Posted inArt

UAE Photography exhibition

Tarek Al Ghoussein has headed into the backlands of the UAE for his latest series of photographs

The dust has turned the sky brown and, beneath this menacing sheet, Tarek Al Ghoussein wanders along a lonely highway. The sands shift across the asphalt. We can only just see the artist as his black outline mingles with the dust. The image, from his latest series of photographs, begs the question: has he stopped half-way up the road or is he walking slowly away from us?

Al Ghoussein has undertaken a continuing project exploring his own identity in his photographs. With the Self Portraits series back in 2007, the artist, a Palestinian-Kuwaiti who has never lived in Palestine, reflected on the Western conception of Palestinians following September 11. Wrapping his head in Arab headdress in a manner that had become synonymous with terrorism in the occupied territories, Al Ghoussein photographed himself stood among bleak wreckage, in front of grounded aeroplanes and the refuse of industry.

In recent works Al Ghoussein has removed the scarf. The images are colder, less ignited by frustration ‘One reason that I removed the scarf is that it was too directly linked to Palestine,’ he explains. ‘You could say that that first series was looking at the way that the West perceived Palestinians: what constitutes identity, but what shapes identity also – and for me that’s changing constantly.’

In the subsequent A, B and C-Series works that Al Ghoussein produced, he moved this concept into even more abstract territory, eventually, in the C-Series, photographing himself getting steadily more enveloped in a blue tarpaulin. ‘The C-series was a lot more transient. It was very much about temporary landscapes and structures.’ Al Ghoussein has taken that temporality slightly further in the D-Series, displayed at The Third Line. Dragging a mass of green tarpaulin to indistinguishable parts of the UAE’s desert, the artist has built strange, bulging constructions. Post-industry, post humanity, the images hum with a unique desolation. The tarpaulin stands like a solid swathe of colour amid the grey.

In one shot, we see Al Ghoussein staring at the form, inches from its protruding tip. In the next he lies in its shadow and stares up as if the thing is bearing down on him. It’s hard to unpick what he’s doing but, in the light of his previous works, these are far more conceptual in their approach. ‘I want each series to stand alone,’ he tells us. ‘I see them all as dealing with various aspects of identity in one sense or another, but this series is a lot less political. Directly political, anyway.’

He suggests that the D-Series has been a far more spatial project than anything he’s done so far. ‘It’s about looking at a space, how one relates to a space and how that space defines a person too,’ he explains. It also speaks volumes about how our perceptions are shaped by these spatial relationships: in one image the bulge of tarpaulin that pushes towards Al Ghoussein appears almost accusatory, as if it’s pointing to the artist. This is conveyed through a facial expression. It’s more a question of how we make sense of his proximity to this strange, inert object.
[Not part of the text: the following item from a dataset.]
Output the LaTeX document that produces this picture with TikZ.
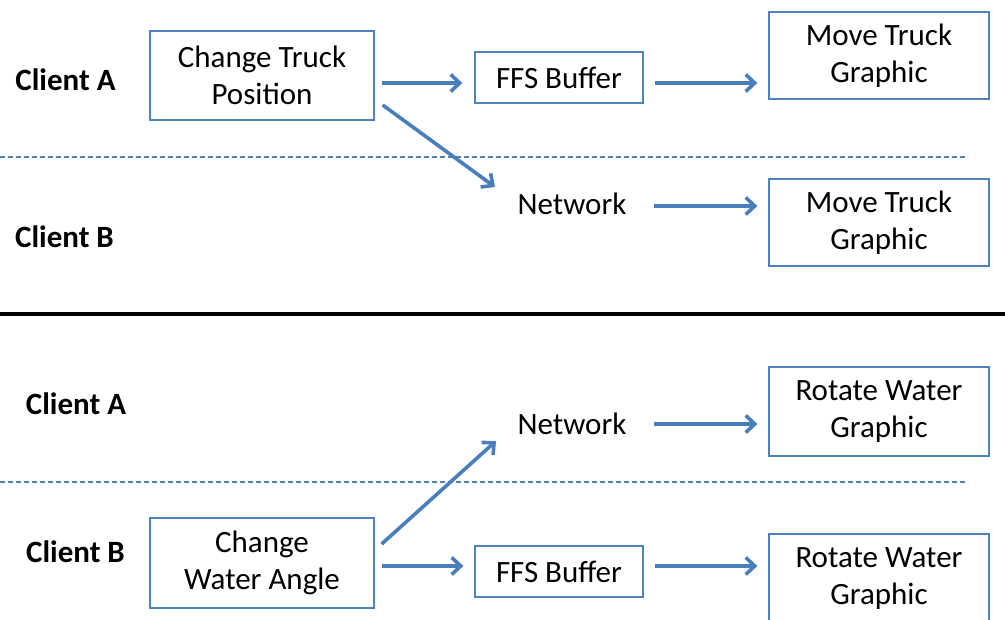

There’s a resonance with Palestine in this that cannot be overlooked. So much of Al Ghoussein’s work has dealt with his Palestinian heritage, trying to make sense of what is happening there and interpreting outsider perceptions, as a physical outsider himself. With a state that has become defined, in the minds of many, by its relation to a construct (namely Israel) perhaps Al Ghoussein is commenting on this in the D-Series. Palestine is understood by its proximity to Israel, and vice-versa, and perhaps this is even more pronounced for a Palestinian, like Al Ghoussein, who has never lived within the country’s borders. Even the matter of borders, always a temporary construct, appears to surface in these works.

He refers to one of the images, in which he’s stood in front of a green fence and behind him is a heap of ripped tarpaulin. The work appears constructed on very severe and definite planes. ‘This is a work I did just a month ago; it’s about pulling one layer back and finding there’s always another layer in front of me too,’ says Al Ghoussein. ‘It’s about constant questioning, dealing with something and putting it behind you also.’